We’ve watched it for the past 4 years or so in Ottawa. A minority (A Minority!) Conservative government has browbeaten the opposition into simpering obsequiousness, giving way on almost every important issue that has emerged. Even the stands they’ve managed to take like on the long gun registry have tied them into paroxysms of soul-wrenching angst, leaving them to look defeated in the face of victory.

It’s a tactical strike adopted from right wingers in the States. George W. pulled it off masterfully throughout his term in office. The Tea Party led Republican congress is following suit. Not even sworn in yet and they have a Democratic President turning on his base. To seek bipartisanship where none is on offer doesn’t make you look evenhanded, open-minded or apolitically above the fray. It makes you look weak, unprincipled and unfit to hold public office.

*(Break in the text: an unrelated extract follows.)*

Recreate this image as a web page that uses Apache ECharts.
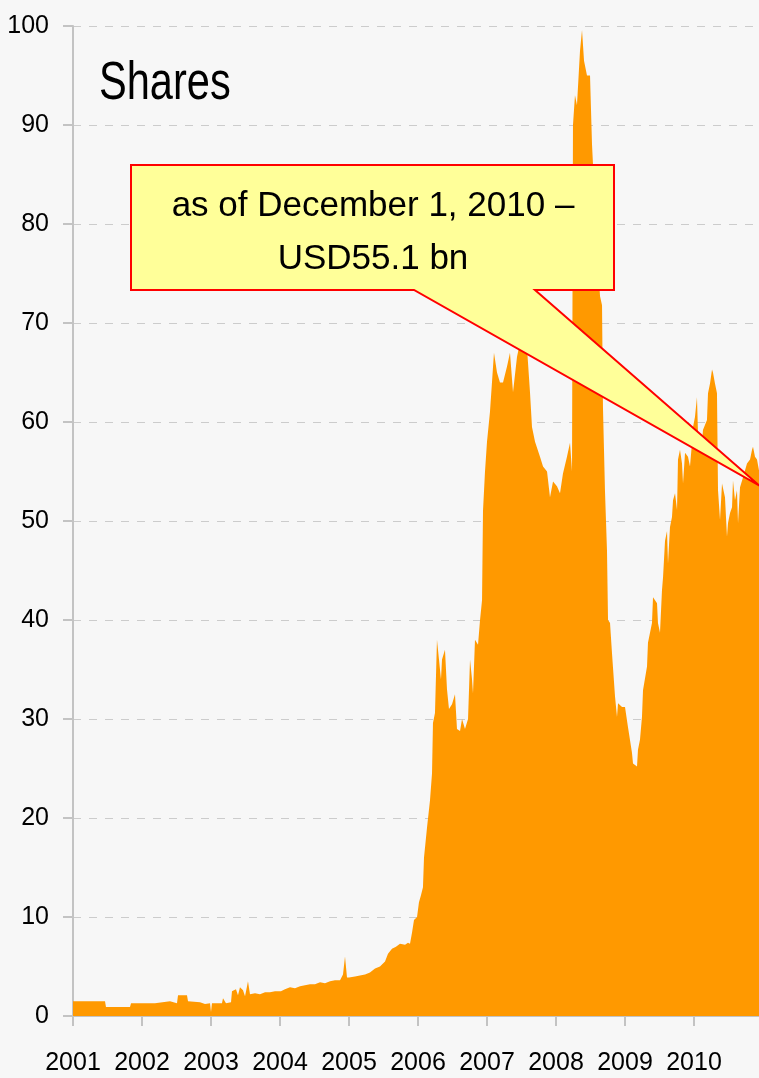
<!DOCTYPE html>
<html>
<head>
<meta charset="utf-8">
<title>Shares</title>
<script src="https://cdn.jsdelivr.net/npm/echarts@6/dist/echarts.min.js"></script>
<style>
  html, body { margin: 0; padding: 0; background: #f7f7f7; }
  #main { width: 759px; height: 1078px; }
</style>
</head>
<body>
<div id="main"></div>
<script type="text/javascript">
    // time in decimal years, value in USD bn
    var years = [
        2001.000, 2001.464, 2001.478, 2001.826, 2001.841, 2002.188, 2002.203, 2002.406, 2002.420, 2002.507,
        2002.522, 2002.652, 2002.667, 2002.841, 2002.913, 2002.986, 2003.000, 2003.014, 2003.159, 2003.174,
        2003.217, 2003.290, 2003.304, 2003.362, 2003.391, 2003.420, 2003.464, 2003.493, 2003.522, 2003.536,
        2003.565, 2003.638, 2003.710, 2003.783, 2003.855, 2003.928, 2004.014, 2004.072, 2004.145, 2004.217,
        2004.290, 2004.362, 2004.435, 2004.507, 2004.580, 2004.652, 2004.725, 2004.797, 2004.870, 2004.913,
        2004.942, 2004.971, 2005.000, 2005.087, 2005.159, 2005.232, 2005.304, 2005.377, 2005.449, 2005.522,
        2005.565, 2005.623, 2005.681, 2005.739, 2005.812, 2005.855, 2005.884, 2005.913, 2005.942, 2005.986,
        2006.014, 2006.043, 2006.072, 2006.087, 2006.130, 2006.174, 2006.203, 2006.217, 2006.246, 2006.275,
        2006.304, 2006.333, 2006.348, 2006.391, 2006.420, 2006.449, 2006.493, 2006.536, 2006.565, 2006.609,
        2006.638, 2006.681, 2006.725, 2006.754, 2006.783, 2006.797, 2006.826, 2006.870, 2006.899, 2006.928,
        2006.942, 2006.971, 2007.000, 2007.043, 2007.072, 2007.101, 2007.145, 2007.188, 2007.232, 2007.290,
        2007.333, 2007.377, 2007.435, 2007.478, 2007.522, 2007.565, 2007.594, 2007.623, 2007.652, 2007.696,
        2007.768, 2007.812, 2007.870, 2007.913, 2007.957, 2008.014, 2008.058, 2008.101, 2008.159, 2008.203,
        2008.232, 2008.246, 2008.275, 2008.304, 2008.348, 2008.377, 2008.406, 2008.449, 2008.493, 2008.522,
        2008.565, 2008.609, 2008.638, 2008.667, 2008.681, 2008.710, 2008.739, 2008.754, 2008.783, 2008.812,
        2008.826, 2008.855, 2008.884, 2008.899, 2008.957, 2009.000, 2009.043, 2009.101, 2009.116, 2009.174,
        2009.188, 2009.217, 2009.246, 2009.261, 2009.319, 2009.333, 2009.391, 2009.406, 2009.464, 2009.478,
        2009.507, 2009.536, 2009.551, 2009.580, 2009.609, 2009.623, 2009.652, 2009.681, 2009.696, 2009.725,
        2009.754, 2009.768, 2009.797, 2009.826, 2009.841, 2009.870, 2009.913, 2009.942, 2009.971, 2009.986,
        2010.014, 2010.043, 2010.058, 2010.116, 2010.130, 2010.188, 2010.203, 2010.232, 2010.261, 2010.275,
        2010.304, 2010.333, 2010.348, 2010.377, 2010.406, 2010.449, 2010.478, 2010.493, 2010.522, 2010.551,
        2010.565, 2010.594, 2010.623, 2010.638, 2010.667, 2010.710, 2010.768, 2010.812, 2010.841, 2010.855,
        2010.884, 2010.913, 2010.942
    ];
    var shares = [
        1.5, 1.5, 0.9, 0.9, 1.3, 1.3, 1.5, 1.5, 1.3, 1.3,
        2.1, 2.1, 1.5, 1.4, 1.2, 1.3, 0.4, 1.3, 1.3, 1.8,
        1.3, 1.4, 2.5, 2.7, 2.1, 2.9, 2.6, 2.0, 3.0, 3.5,
        2.2, 2.3, 2.2, 2.4, 2.4, 2.5, 2.5, 2.7, 2.9, 2.8,
        3.0, 3.1, 3.2, 3.2, 3.4, 3.3, 3.5, 3.6, 3.6, 4.2,
        6.0, 3.9, 3.9, 4.0, 4.1, 4.2, 4.4, 4.8, 5.0, 5.5,
        6.3, 6.8, 7.0, 7.3, 7.2, 7.4, 7.3, 8.4, 9.7, 10.0,
        11.5, 12.2, 13.0, 16.0, 19.0, 21.8, 24.5, 29.6, 30.6, 38.0,
        36.0, 34.0, 36.0, 37.0, 33.0, 31.0, 31.5, 32.5, 29.0, 28.8,
        30.0, 29.0, 30.0, 36.0, 34.0, 32.6, 38.0, 37.5, 40.0, 42.0,
        51.0, 55.0, 58.0, 61.0, 64.0, 67.0, 65.0, 64.0, 64.0, 65.6,
        67.0, 63.0, 66.6, 68.0, 70.0, 69.0, 66.0, 63.0, 59.5, 58.0,
        56.5, 55.5, 55.0, 52.4, 54.0, 53.5, 52.8, 54.8, 56.5, 57.9,
        55.0, 90.0, 93.0, 92.0, 97.5, 99.6, 96.5, 95.0, 95.0, 88.0,
        82.0, 76.0, 72.7, 71.8, 61.4, 53.0, 47.0, 40.0, 39.7, 36.6,
        36.4, 32.3, 30.2, 31.6, 31.2, 31.2, 29.2, 26.6, 25.5, 25.2,
        26.9, 27.9, 30.2, 32.9, 35.3, 37.7, 39.7, 42.3, 41.7, 39.7,
        38.7, 43.0, 44.3, 48.0, 49.0, 45.7, 49.4, 50.4, 52.1, 52.8,
        51.1, 56.2, 57.2, 55.8, 53.8, 56.9, 56.5, 55.5, 57.9, 59.5,
        60.5, 62.5, 58.9, 57.9, 59.2, 60.2, 62.9, 63.9, 65.3, 65.0,
        63.9, 62.9, 53.1, 50.1, 53.8, 52.4, 48.4, 49.8, 50.8, 51.4,
        54.1, 52.1, 53.1, 49.8, 53.4, 54.4, 55.8, 56.2, 57.2, 57.5,
        56.5, 56.2, 55.1
    ];
    var calloutText = ['as of December 1, 2010 \u2013', 'USD55.1 bn'];
    var calloutAt = [2010.942, 53.6];

    var font = "'Liberation Sans', Arial, sans-serif";

    var data = [];
    for (var i = 0; i < years.length; i++) {
        data.push([years[i], shares[i]]);
    }

    var myChart = echarts.init(document.getElementById('main'));

    var option = {
        backgroundColor: '#f7f7f7',
        animation: false,
        grid: { left: 73, right: 0, top: 26, bottom: 62, outerBoundsMode: 'none' },
        xAxis: {
            type: 'value',
            min: 2001,
            max: 2010.942,
            interval: 1,
            axisLine: { lineStyle: { color: '#c3c3c3', width: 2 } },
            axisTick: { length: 10, lineStyle: { color: '#c3c3c3', width: 2 } },
            axisLabel: {
                margin: 35,
                fontFamily: font,
                fontSize: 25,
                color: '#000',
                showMinLabel: true,
                showMaxLabel: false,
                hideOverlap: false,
                formatter: function (v) { return v % 1 === 0 ? String(v) : ''; }
            },
            splitLine: { show: false }
        },
        yAxis: {
            type: 'value',
            min: 0,
            max: 100,
            interval: 10,
            axisLine: { show: true, lineStyle: { color: '#c3c3c3', width: 2 } },
            axisTick: { show: true, length: 10, lineStyle: { color: '#c3c3c3', width: 2 } },
            axisLabel: { margin: 24, fontFamily: font, fontSize: 25, color: '#000' },
            splitLine: { lineStyle: { color: '#cccccc', width: 1, type: [8, 8] } }
        },
        series: [{
            name: 'Shares',
            type: 'line',
            data: data,
            symbol: 'none',
            lineStyle: { width: 0 },
            areaStyle: { color: '#ff9900', opacity: 1 }
        }]
    };
    myChart.setOption(option);

    // title and callout box with pointer to the last value
    var tip = myChart.convertToPixel({ gridIndex: 0 }, calloutAt);
    myChart.setOption({
        graphic: [{
            type: 'text',
            z: 100,
            x: 99,
            y: 84,
            scaleX: 0.77,
            style: {
                text: 'Shares',
                font: '54px ' + font,
                fill: '#000',
                align: 'left',
                verticalAlign: 'middle'
            }
        }, {
            type: 'polygon',
            z: 100,
            shape: {
                points: [[131, 165], [614, 165], [614, 290], [535, 290], tip, [414, 290], [131, 290]]
            },
            style: { fill: '#ffff99', stroke: '#ff0000', lineWidth: 2 }
        }, {
            type: 'text',
            z: 101,
            x: 373,
            y: 233,
            style: {
                text: calloutText.join('\n'),
                font: '35px ' + font,
                fill: '#000',
                align: 'center',
                verticalAlign: 'middle',
                lineHeight: 53
            }
        }]
    });
</script>
</body>
</html>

Now comes Rob Ford who has not made one conciliatory gesture to his opponents since being elect mayor. His executive committee is exclusively right-wing, inner suburban (or from wards that Ford won) and male. He’s been blowing smoke about his power to end Transit City, going as far to say that council never voted about Transit City (it did), so it doesn’t have to be consulted to terminate it. The voters gave him a mandate, you see. Normal democratic principles no longer apply.

Bringing in Don Cherry to introduce him was just another aggressively defiant gesture by Ford. To all those who disdainfully dismiss the outrage that greeted Grapes’ council speech as unimportant, much ado about nothing, an overblown sticks and stones scenario, not worth the media attention, well, you’re diminishing the symbolism of it. “You never know what he’s going to say,” shrugged our mayor about Cherry’s speech. Not the exact words maybe but the intent was going to surprise no one. It was a big ol’ fuck you to anyone and everyone who doesn’t think exactly like the mayor and Don Cherry, pinkos or not.

Imagine if David Miller, re-elected with a larger percentage of the popular vote for his 2nd term, had proclaimed a ‘mandate’ and brought in, say, Naomi Klein to introduce him. She proceeds to say something to the effect of: Eat it, corporate right wing shills. Not political? Unimportant and beside the point? I don’t think so.

Mayor Rob Ford has come out of the gate with no intention of making nice, seeking compromise or trying to find the middle ground with his opponents. Why is the onus on them to reach out? It’s not obstructionist to stand up for your principles and beliefs. It’s called democracy. In a democracy, winning an election is just the 1st step. It doesn’t mean you get to do whatever you want and everyone else has to go along, no matter how much right wingers would like to believe that.